İHLAS SURESİNİN TEFSİRİ

İhlâs / 1

Allah Teâlâ birdir, tektir. O, “Baba, Oğul ve Rûhu’1-Kudüs” üçlüsüne inanan hıristiyanların dediği gibi değildir. Yine O, birçok ilâhın varlığına inanan müşriklerin inandığı gibi de değildir.

Allah’ın “bir” olarak vasıflanmasının üç mânası vardır ve her bir Yüce Allah hakkında doğrudur:

›    O birdir. O’nun yanında ikinci bir ilâh yoktur. Bu, O’nun sayı mânasında “bir” olmadığını ifade eder. Aslında bu sûreden maksat, müşriklere bir cevap olarak, Allah’ın ortağı olmadığını bildirmektir.

›    O tektir, benzeri ve ortağı yoktur. Nitekim, “Falan şahıs, asrında tektir” dendiğinde bu, onun benzeri olmadığı anlamına gelir.

›    Allah birdir; bölünmez, parçalara ayrılmaz.

Cüneyd-i Bağdâdî (k.s.)’a:

“Tevhidin tam ve hâlis şeklini, özünü bize anlatır mısın?” dediler. Şöyle anlattı:

“Tevhid, kulun sonunun başlangıcına benzemesidir.
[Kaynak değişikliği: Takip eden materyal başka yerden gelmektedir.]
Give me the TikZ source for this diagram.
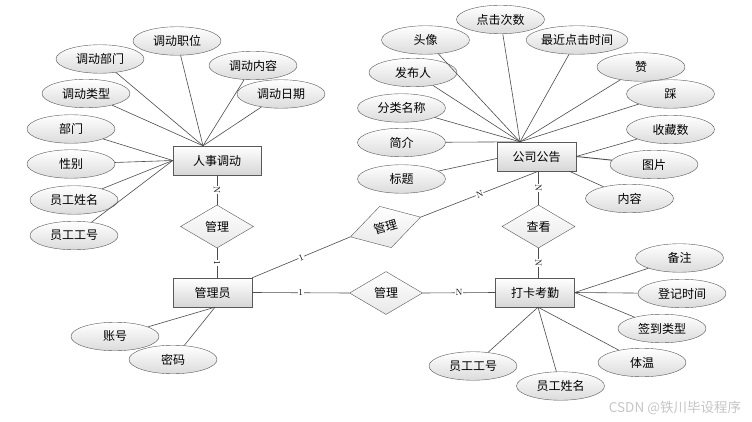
\documentclass[tikz,border=0pt]{standalone}
\usepackage{fontspec}
\newfontfamily\cjk{Noto Sans CJK SC}
\usetikzlibrary{shapes.geometric,calc}
\begin{document}
\begin{tikzpicture}[x=1pt,y=-1pt,
  attr/.style={ellipse, draw=gray!70!black, top color=white, bottom color=black!14,
    minimum width=88pt, minimum height=28.5pt, inner sep=0pt, font=\cjk\fontsize{12}{12}\selectfont},
  ent/.style={rectangle, draw=gray!70!black, top color=white, bottom color=black!16,
    minimum width=79pt, minimum height=29pt, inner sep=0pt, font=\cjk\fontsize{12}{12}\selectfont},
  rel/.style={diamond, draw=gray!70!black, top color=white, bottom color=black!9,
    minimum width=73pt, minimum height=43pt, inner sep=0pt, aspect=1.7, font=\cjk\fontsize{12}{12}\selectfont},
  lab/.style={fill=white, inner sep=0.6pt, font=\fontsize{9}{9}\selectfont},
  conn/.style={draw=gray!60!black, line width=0.6pt}]
\useasboundingbox (0,0) rectangle (752,422);
\fill[white] (0,0) rectangle (752,422);

% entities
\node[ent, minimum width=88pt] (rs) at (217,160.5) {人事调动};
\node[ent] (gg) at (536.5,156.5) {公司公告};
\node[ent] (gly) at (212.5,292.5) {管理员};
\node[ent] (dk) at (535,292.5) {打卡考勤};

% relations
\node[rel] (r1) at (217,226.5) {管理};
\node[rel, rotate=15.7] (r2) at (385.5,227) {管理};
\node[rel] (r3) at (386,293) {管理};
\node[rel] (r4) at (538.5,226.5) {查看};

% hubs
\coordinate (rsT) at ([xshift=-14pt]rs.north);
\coordinate (rsL) at (rs.west);
\coordinate (ggT) at ([xshift=-16.5pt]gg.north);
\coordinate (ggL) at ([yshift=-2pt]gg.west);
\coordinate (ggR) at (gg.east);
\coordinate (ggBR) at ([xshift=-7pt]gg.south east);
\coordinate (ggB) at (r4.north |- gg.south);
\coordinate (dkT) at (r4.south |- dk.north);
\coordinate (dkR) at (dk.east);
\coordinate (dkB) at ([xshift=3pt]dk.south);
\coordinate (glyT) at (r1.south |- gly.north);
\coordinate (glyB) at ([xshift=2.5pt]gly.south);

% attributes of 人事调动
\node[attr] (a1) at (177,41) {调动职位};
\node[attr] (a2) at (100,59) {调动部门};
\node[attr] (a3) at (253,65.5) {调动内容};
\node[attr] (a4) at (86,93.5) {调动类型};
\node[attr] (a5) at (281,94) {调动日期};
\node[attr] (a6) at (71,129) {部门};
\node[attr] (a7) at (71,164) {性别};
\node[attr] (a8) at (74,200) {员工姓名};
\node[attr] (a9) at (74,235.5) {员工工号};

% attributes of 公司公告
\node[attr] (b1) at (500.5,19.5) {点击次数};
\node[attr] (b2) at (425.5,40) {头像};
\node[attr] (b3) at (577,40) {最近点击时间};
\node[attr] (b4) at (413,72.5) {发布人};
\node[attr] (b5) at (641,67) {赞};
\node[attr] (b6) at (670.5,94) {踩};
\node[attr] (b7) at (401.5,108) {分类名称};
\node[attr] (b8) at (401.5,142.5) {简介};
\node[attr] (b9) at (670.5,129.5) {收藏数};
\node[attr] (b10) at (654,164.5) {图片};
\node[attr] (b11) at (401.5,179) {标题};
\node[attr] (b12) at (629.5,198.5) {内容};

% attributes of 打卡考勤
\node[attr] (c1) at (679.5,258) {备注};
\node[attr] (c2) at (682,293.5) {登记时间};
\node[attr] (c3) at (662,328.5) {签到类型};
\node[attr] (c4) at (642,362.5) {体温};
\node[attr] (c5) at (473,366) {员工工号};
\node[attr] (c6) at (560.5,386) {员工姓名};

% attributes of 管理员
\node[attr] (d1) at (115,336.5) {账号};
\node[attr] (d2) at (173,359.5) {密码};

% attribute connectors
\foreach \n in {a1,a2,a3,a4,a5} \draw[conn] (\n) -- (rsT);
\foreach \n in {a6,a7,a8,a9} \draw[conn] (\n) -- (rsL);
\foreach \n in {b1,b2,b3,b4,b5,b6,b7,b8} \draw[conn] (\n) -- (ggT);
\draw[conn] (b11) -- (ggL);
\draw[conn] (b9) -- (ggR);
\draw[conn, line width=0.9pt] (b10) -- (ggR);
\draw[conn] (b12) -- (ggBR);
\foreach \n in {c1,c2,c3} \draw[conn] (\n) -- (dkR);
\foreach \n in {c4,c5,c6} \draw[conn] (\n) -- (dkB);
\foreach \n in {d1,d2} \draw[conn] (\n) -- (glyB);

% relation connectors
\draw[conn] (rs.south) -- node[lab, sloped] {N} (r1.north);
\draw[conn] (r1.south) -- node[lab, sloped] {1} (glyT);
\draw[conn] (gly.north east) -- node[lab, sloped] {1} (r2.west);
\draw[conn] (r2.east) -- node[lab, sloped] {N} (ggB);
\draw[conn] (gly.east) -- node[lab] {1} (r3.west);
\draw[conn] (r3.east) -- node[lab] {N} (dk.west);
\draw[conn] (ggB) -- node[lab, sloped] {N} (r4.north);
\draw[conn] (r4.south) -- node[lab, sloped] {N} (dkT);

% watermark
\node[text=gray!45, font=\cjk\fontsize{13.5}{14}\selectfont] (wm) at (675,408) {CSDN @铁川毕设程序};
\end{tikzpicture}
\end{document}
Bu beden kalıbına girmeden önce ne şekildeyse, yine öyle olabilmesidir. Tevhid, sûfînin yalnız kaldığı bir makamdır. Tevhid, vatandan ayrılmanın, sonradan yaratılma diye bir şeyin bahis konusu olmadığı bir makamdır. Tevhid, savaşların ve cenklerin olmadığı bir makamdır. Tevhid, bilginin ve cehlin geride bırakılıp çıkıldığı bir derecedir. Nihâyet tevhid, cümle mekânın Hak varlığında yok olduğu yüce bir makamdır.” (Velîler Ansiklopedisi, I, 282)

Kur’ân-ı Kerîm, Allah Teâlâ’nın birliğinin delillerini anlatır. Bunlar pek çoktur. Bunlardan şu dört tanesine yer vermek faydalı olacaktır:

Birincisi; “Yaratan, yaratamayan gibi olur mu hiç?” (Nahl 16/17) âyet-i kerîmesinde dile getirilen hakikattir. Bu, yaratma ve meydana getirme delilidir. Yüce Allah, bütün varlıkların yaratıcısıdır. O’nun “yaratma” fiilinin dışında oluşan hiçbir varlık yoktur. Böyle olunca onlardan herhangi birinin Allah’ın ortağı olması mümkün değildir.

Şâir der ki:

“Mevc-i kesret nev-be-nev hep bahr-i vahdetten gelir

Âlem-i imkâna her vâr vâhidiyetten gelir.” (Aczî, Mirzâde Mustafa)

“Kâinatta gördüğün sayısız varlıklar hep aynı kaynaktan, aynı tek varlıktan, daha doğrusu Allah’tan gelmektedir. Onların çokluğu seni aldatıp tevhidden uzaklaştırmasın.”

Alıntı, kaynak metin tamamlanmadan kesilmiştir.